Mitch Bradley wrote:
Booting Windows is not supported in the PC demonstration build, but is possible with a fair amount of effort. It requires ACPI and numerous other accomodations for Windows' use of conventional BIOS. We support it on the One Laptop Per Child systems.
At present things I'm likely to want to boot are Linux and DOS, although I'm currently trying to evaluate ReactOS and Sanos so I can report back to another group of developers.
DOS and ReactOS are going to have the same problem as Windows, namely that they expect to do conventional 16-bit BIOS calls. The OFW demo version does not support that.
Are you considering using OFW on both x86 and ARM systems, or is the x86 work just for exploration?
x86 really just for exploration, but I could say much the same for ARM.
Bearing in mind that I've not really used Forth since doing my Masters [mumble] years ago, and that my use of Sun's implementation was mostly pretty trivial, I think I need an idiot's guide as to what can be done from the command line e.g. how to get aliases populated. At the very least so that I can ask questions intelligently.
Thanks, I'd missed that and had been working through the IEEE doc.
I've really only got OFW working today, I tried (on some different systems) a few months ago but I suspect that the "Making a Prototype Floppy Image with Linux Commands" didn't work properly for me.

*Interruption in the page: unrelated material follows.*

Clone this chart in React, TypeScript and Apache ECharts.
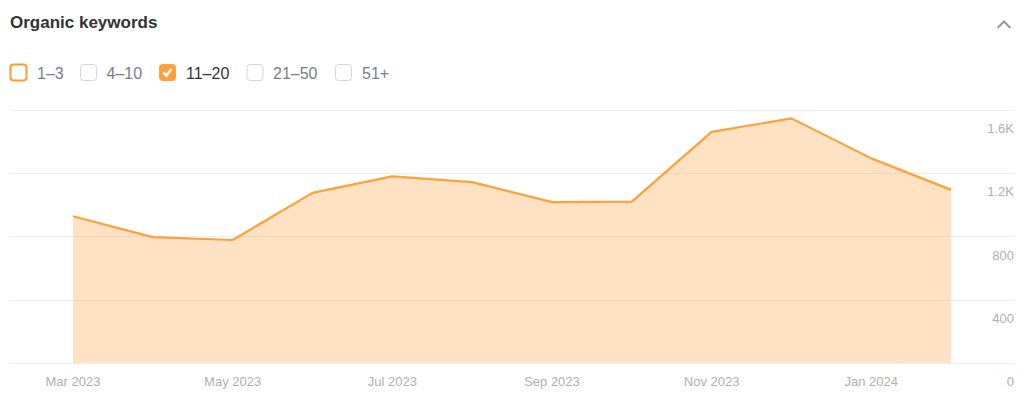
import React, { useEffect, useRef } from "react";
import * as echarts from "echarts";

const title = "Organic keywords";
const months = [
  "Mar 2023", "Apr 2023", "May 2023", "Jun 2023", "Jul 2023", "Aug 2023",
  "Sep 2023", "Oct 2023", "Nov 2023", "Dec 2023", "Jan 2024", "Feb 2024",
];
const keywords11to20 = [928, 796, 778, 1076, 1180, 1144, 1017, 1021, 1462, 1547, 1294, 1095];
const labeledMonthIdx = [0, 2, 4, 6, 8, 10];
const yMax = 1600;
const yStep = 400;
const legendItems = ["1–3", "4–10", "11–20", "21–50", "51+"];
const legendChecked = [false, false, true, false, false];
const legendHighlighted = [true, false, false, false, false];

const FONT = "'Liberation Sans', Arial, Helvetica, sans-serif";
const ORANGE = "#ffa03a";

export default function App() {
  const ref = useRef<HTMLDivElement>(null);

  useEffect(() => {
    if (!ref.current) return;
    const chart = echarts.init(ref.current, undefined, { renderer: "svg" });

    const boxX = [10, 80, 159, 246.5, 335];
    const textX = [37, 106.5, 186, 273, 362];
    const graphics: any[] = [
      {
        type: "text",
        left: 10,
        top: 14,
        style: { text: title, fill: "#333333", font: `bold 17px ${FONT}` },
      },
      {
        type: "polyline",
        shape: { points: [[997.5, 28], [1004, 21.5], [1010.5, 28]] },
        style: { stroke: "#9a9a9a", lineWidth: 2, fill: "none" },
      },
    ];
    legendItems.forEach((label, i) => {
      const checked = legendChecked[i];
      const hi = legendHighlighted[i];
      graphics.push({
        type: "rect",
        shape: { x: boxX[i] + 0.5, y: 64.5, width: 16, height: 16, r: 3 },
        style: checked
          ? { fill: ORANGE, stroke: ORANGE, lineWidth: 1 }
          : hi
          ? { fill: "#ffffff", stroke: "#ff9a2a", lineWidth: 2 }
          : { fill: "#ffffff", stroke: "#d6d6d6", lineWidth: 1 },
      });
      if (checked) {
        graphics.push({
          type: "polyline",
          shape: { points: [[boxX[i] + 4.5, 72.5], [boxX[i] + 7.5, 75.5], [boxX[i] + 12.5, 69]] },
          style: { stroke: "#ffffff", lineWidth: 2.5, fill: "none" },
        });
      }
      graphics.push({
        type: "text",
        x: textX[i],
        y: 73,
        style: {
          text: label,
          fill: checked ? "#333333" : "#7a7e87",
          font: `16px ${FONT}`,
          verticalAlign: "middle",
        },
      });
    });

    chart.setOption({
      animation: false,
      textStyle: { fontFamily: FONT },
      grid: { left: 10, right: 9, top: 110, bottom: 35, containLabel: false },
      xAxis: {
        type: "value",
        min: -0.789,
        max: 11.8,
        axisLine: { show: false },
        axisTick: { show: false },
        splitLine: { show: false },
        axisLabel: {
          customValues: labeledMonthIdx,
          formatter: (v: number) => months[Math.round(v)] ?? "",
          color: "#b0b0b0",
          fontSize: 13,
          fontFamily: FONT,
          margin: 12,
        },
      },
      yAxis: {
        type: "value",
        position: "right",
        min: 0,
        max: yMax,
        interval: yStep,
        axisLine: { show: false },
        axisTick: { show: false },
        splitLine: { lineStyle: { color: "#eeeeee", width: 1 } },
        axisLabel: {
          inside: true,
          margin: 1,
          color: "#b0b0b0",
          fontSize: 13,
          fontFamily: FONT,
          verticalAlign: "top",
          padding: [12, 0, 0, 0],
          formatter: (v: number) => (v >= 1000 ? `${v / 1000}K` : `${v}`),
        },
      },
      series: [
        {
          type: "line",
          name: "11–20",
          data: keywords11to20.map((v, i) => [i, v]),
          symbol: "none",
          silent: true,
          lineStyle: { color: ORANGE, width: 2.2 },
          itemStyle: { color: ORANGE },
          areaStyle: { color: ORANGE, opacity: 0.3, origin: "start" },
        },
      ],
      graphic: graphics,
    });

    return () => chart.dispose();
  }, []);

  return (
    <div
      ref={ref}
      style={{ position: "absolute", left: 0, top: 0, width: 1024, height: 398, background: "#ffffff" }}
    />
  );
}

Now that I am able to run successfully on a PC, is there a standard config that I can use which will allow me to dump boot sectors etc. on BIOS-supported discs (i.e. preferably both IDE and SCSI)?
I'm hoping to eventually put it on some ARM-based development boards as an interactive layer before they boot Linux (etc.) from disc.
My current work at One Laptop Per Child is ARM-based, so the OFW ARM port is being actively maintained and enhanced. I have versions that you can load from uboot and others that run directly with no underlying firmware. The latter, of course, requires that you take responsibility for the low-level issues of memory controller and DRAM initialization.
If you are a consumer of the board, then it's probably better to use whatever firmware is already there as the initial loader, using OFW as the boot manager as you say. If you are developing your own hardware, it starts to make sense to use OFW from the ground up.
Feel free to contact me directly if you need additional guidance. At this point I'm more interested in the ARM version than the x86 version, so the sooner you get onto ARM, the more help I'll be able to offer.
Bear in mind that I'm doing this on spec,
Effectively, so am I. The existence of other open source firmware solutions such as uboot and coreboot (formerly linuxbios) and bootloaders like GRUB have made it difficult bordering on impossible to make money with Open Firmware, except via consulting, and the market for that is rather limited.
Although I think that OFW is about the only one that has the potential for doing things like listing the partition table (and associated code).